[edit]
Multi-Modal Natural Intelligence through Active Predictive Coding
Proceedings of the First Workshop on NeuroAI Multimodal Intelligence @ AAAI 2026, PMLR 308:18-26, 2026.
Abstract
Active predictive coding (APC) is a recently proposed theory of the neocortex that postulates that a canonical sensory-motor processing circuit is replicated across cortical areas. These areas are organized in a rough hierarchy, with higher-level neural states modulating lower-level circuits implementing state-transition dynamics and policy functions.
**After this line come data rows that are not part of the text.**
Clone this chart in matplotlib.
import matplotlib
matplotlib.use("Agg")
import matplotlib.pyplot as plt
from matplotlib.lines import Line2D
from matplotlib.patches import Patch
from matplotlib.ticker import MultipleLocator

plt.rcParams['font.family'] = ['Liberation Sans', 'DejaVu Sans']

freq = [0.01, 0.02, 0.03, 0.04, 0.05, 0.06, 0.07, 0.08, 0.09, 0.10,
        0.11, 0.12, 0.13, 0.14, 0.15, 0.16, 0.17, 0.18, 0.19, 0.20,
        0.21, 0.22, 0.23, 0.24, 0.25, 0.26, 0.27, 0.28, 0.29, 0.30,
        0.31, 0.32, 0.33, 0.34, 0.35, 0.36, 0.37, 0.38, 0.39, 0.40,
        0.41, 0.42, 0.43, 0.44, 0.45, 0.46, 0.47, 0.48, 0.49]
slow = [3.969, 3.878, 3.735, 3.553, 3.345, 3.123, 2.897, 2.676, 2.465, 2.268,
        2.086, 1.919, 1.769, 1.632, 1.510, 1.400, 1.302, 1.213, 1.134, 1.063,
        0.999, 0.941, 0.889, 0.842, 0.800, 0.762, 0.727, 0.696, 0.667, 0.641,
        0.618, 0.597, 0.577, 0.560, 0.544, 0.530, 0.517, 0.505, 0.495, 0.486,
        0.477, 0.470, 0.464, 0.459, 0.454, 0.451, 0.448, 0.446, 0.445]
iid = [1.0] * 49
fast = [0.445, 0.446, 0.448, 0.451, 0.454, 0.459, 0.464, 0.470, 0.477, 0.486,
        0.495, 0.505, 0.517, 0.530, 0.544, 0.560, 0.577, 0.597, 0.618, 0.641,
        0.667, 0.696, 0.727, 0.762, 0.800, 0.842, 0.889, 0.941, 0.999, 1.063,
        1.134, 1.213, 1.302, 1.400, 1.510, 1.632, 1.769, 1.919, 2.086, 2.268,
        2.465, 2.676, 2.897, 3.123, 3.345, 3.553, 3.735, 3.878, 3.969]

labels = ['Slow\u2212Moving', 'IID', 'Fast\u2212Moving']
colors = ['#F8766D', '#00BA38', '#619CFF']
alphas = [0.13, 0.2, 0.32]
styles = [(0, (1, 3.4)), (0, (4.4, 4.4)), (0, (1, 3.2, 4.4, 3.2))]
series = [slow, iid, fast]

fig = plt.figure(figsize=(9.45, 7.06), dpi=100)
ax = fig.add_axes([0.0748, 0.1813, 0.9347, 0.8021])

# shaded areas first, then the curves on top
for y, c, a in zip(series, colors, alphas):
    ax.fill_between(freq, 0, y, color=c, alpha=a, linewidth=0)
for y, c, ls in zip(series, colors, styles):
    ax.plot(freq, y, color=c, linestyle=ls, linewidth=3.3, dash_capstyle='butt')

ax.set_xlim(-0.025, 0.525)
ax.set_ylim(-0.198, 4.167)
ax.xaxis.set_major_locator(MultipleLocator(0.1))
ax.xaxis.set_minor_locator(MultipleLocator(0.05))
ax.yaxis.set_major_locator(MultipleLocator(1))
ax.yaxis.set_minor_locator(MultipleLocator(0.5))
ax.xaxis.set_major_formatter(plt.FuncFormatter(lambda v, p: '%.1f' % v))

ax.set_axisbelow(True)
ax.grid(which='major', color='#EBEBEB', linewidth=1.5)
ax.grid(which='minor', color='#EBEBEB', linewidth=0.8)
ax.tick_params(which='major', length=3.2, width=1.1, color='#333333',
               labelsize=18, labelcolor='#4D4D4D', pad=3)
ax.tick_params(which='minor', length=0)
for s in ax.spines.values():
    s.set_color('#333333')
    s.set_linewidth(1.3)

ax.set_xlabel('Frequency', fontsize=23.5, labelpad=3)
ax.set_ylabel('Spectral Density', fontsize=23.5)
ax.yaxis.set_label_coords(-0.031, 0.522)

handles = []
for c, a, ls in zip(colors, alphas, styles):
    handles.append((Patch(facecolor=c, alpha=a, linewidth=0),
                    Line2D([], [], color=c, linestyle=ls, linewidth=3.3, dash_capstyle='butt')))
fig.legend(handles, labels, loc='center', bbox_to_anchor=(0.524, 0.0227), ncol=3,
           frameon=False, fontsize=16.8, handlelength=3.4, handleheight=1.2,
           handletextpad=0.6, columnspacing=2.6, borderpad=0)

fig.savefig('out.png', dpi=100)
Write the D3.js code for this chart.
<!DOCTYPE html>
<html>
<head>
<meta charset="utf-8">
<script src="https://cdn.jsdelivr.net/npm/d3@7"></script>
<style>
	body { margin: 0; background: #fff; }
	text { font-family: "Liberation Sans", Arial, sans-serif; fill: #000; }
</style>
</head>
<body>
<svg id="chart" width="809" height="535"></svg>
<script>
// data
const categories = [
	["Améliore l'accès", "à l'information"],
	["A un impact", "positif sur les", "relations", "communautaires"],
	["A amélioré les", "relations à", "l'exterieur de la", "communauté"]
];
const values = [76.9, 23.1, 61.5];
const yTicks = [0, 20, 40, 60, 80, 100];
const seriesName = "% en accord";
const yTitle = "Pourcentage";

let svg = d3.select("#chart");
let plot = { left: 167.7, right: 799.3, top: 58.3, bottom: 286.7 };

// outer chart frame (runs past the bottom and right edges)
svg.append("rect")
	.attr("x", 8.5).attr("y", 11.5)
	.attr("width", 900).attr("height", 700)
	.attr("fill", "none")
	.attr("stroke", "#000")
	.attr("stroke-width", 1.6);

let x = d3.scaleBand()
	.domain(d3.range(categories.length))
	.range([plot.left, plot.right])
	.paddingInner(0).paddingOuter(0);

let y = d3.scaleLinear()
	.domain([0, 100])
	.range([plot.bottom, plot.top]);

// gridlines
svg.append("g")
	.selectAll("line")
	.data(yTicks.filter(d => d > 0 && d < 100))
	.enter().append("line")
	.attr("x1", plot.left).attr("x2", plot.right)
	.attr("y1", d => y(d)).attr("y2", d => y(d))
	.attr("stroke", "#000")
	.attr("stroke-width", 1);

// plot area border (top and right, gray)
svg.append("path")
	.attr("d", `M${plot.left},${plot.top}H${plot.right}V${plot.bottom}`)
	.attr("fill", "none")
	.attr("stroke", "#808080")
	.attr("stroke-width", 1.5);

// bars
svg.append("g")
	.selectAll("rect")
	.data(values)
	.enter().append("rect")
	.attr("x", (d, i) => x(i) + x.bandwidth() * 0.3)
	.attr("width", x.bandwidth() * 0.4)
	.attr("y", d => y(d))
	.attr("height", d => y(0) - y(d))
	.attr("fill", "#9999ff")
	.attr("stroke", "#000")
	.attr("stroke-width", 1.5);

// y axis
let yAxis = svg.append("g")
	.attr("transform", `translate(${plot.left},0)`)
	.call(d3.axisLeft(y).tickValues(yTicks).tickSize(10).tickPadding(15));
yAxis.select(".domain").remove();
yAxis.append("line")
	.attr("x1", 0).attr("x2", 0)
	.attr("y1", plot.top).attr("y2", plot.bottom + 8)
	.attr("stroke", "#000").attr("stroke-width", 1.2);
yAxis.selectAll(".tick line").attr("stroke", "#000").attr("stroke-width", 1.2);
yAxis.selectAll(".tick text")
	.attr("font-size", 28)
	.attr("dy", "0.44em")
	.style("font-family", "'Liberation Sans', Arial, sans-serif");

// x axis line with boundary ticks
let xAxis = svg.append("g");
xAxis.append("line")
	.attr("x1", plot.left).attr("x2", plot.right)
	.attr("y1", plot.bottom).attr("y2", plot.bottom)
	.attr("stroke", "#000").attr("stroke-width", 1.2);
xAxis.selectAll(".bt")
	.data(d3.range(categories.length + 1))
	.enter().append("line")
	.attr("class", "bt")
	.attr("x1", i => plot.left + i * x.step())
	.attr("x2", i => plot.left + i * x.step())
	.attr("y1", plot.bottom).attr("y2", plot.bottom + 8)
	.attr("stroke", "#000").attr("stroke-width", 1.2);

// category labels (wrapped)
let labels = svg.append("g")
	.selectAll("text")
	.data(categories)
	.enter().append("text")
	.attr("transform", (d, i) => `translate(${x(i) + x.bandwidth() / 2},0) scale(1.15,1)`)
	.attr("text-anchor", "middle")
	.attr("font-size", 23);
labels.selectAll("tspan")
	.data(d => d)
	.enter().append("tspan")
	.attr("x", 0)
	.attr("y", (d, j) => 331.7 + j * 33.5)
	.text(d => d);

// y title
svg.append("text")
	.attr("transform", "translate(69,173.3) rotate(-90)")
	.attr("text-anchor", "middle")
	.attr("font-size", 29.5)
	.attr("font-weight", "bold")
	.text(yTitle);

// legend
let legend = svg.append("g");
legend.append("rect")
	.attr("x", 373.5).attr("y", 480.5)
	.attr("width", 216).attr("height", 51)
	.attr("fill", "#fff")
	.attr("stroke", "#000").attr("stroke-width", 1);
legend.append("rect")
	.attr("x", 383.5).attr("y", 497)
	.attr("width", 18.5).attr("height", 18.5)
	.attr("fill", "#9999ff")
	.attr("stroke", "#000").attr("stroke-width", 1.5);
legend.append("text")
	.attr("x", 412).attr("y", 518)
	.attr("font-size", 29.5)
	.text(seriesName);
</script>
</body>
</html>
Such a structure enables the network to learn the compositional structure of the world, allowing it to rapidly compose solutions to new problems and generalize quickly to new environments. In APC, complex state transition dynamics are modeled as a sequence of simpler dynamics, which in turn are modeled using even simpler dynamics, and so on. Complex policies are similarly modeled as sequences of simpler policies, with the lowest level comprising sequences of primitive actions. Here we show that the APC model offers a unifying framework for multi-modal intelligence by demonstrating that the same architecture can (a) perform visual object recognition via active sensing (eye movements) and parts-based understanding, (b) navigate to desired goal locations in a complex environment through hierarchical planning, (c) learn to parse language hierarchically, infer the goal (i.e., intent) of an uttered sentence, and achieve the inferred goal through actions, and (d) scale up to realistic environments. Our results suggest that neurally-inspired approaches such as APC can help pave the way for more interpretable, generalizable, efficient, and human-like multi-modal AI.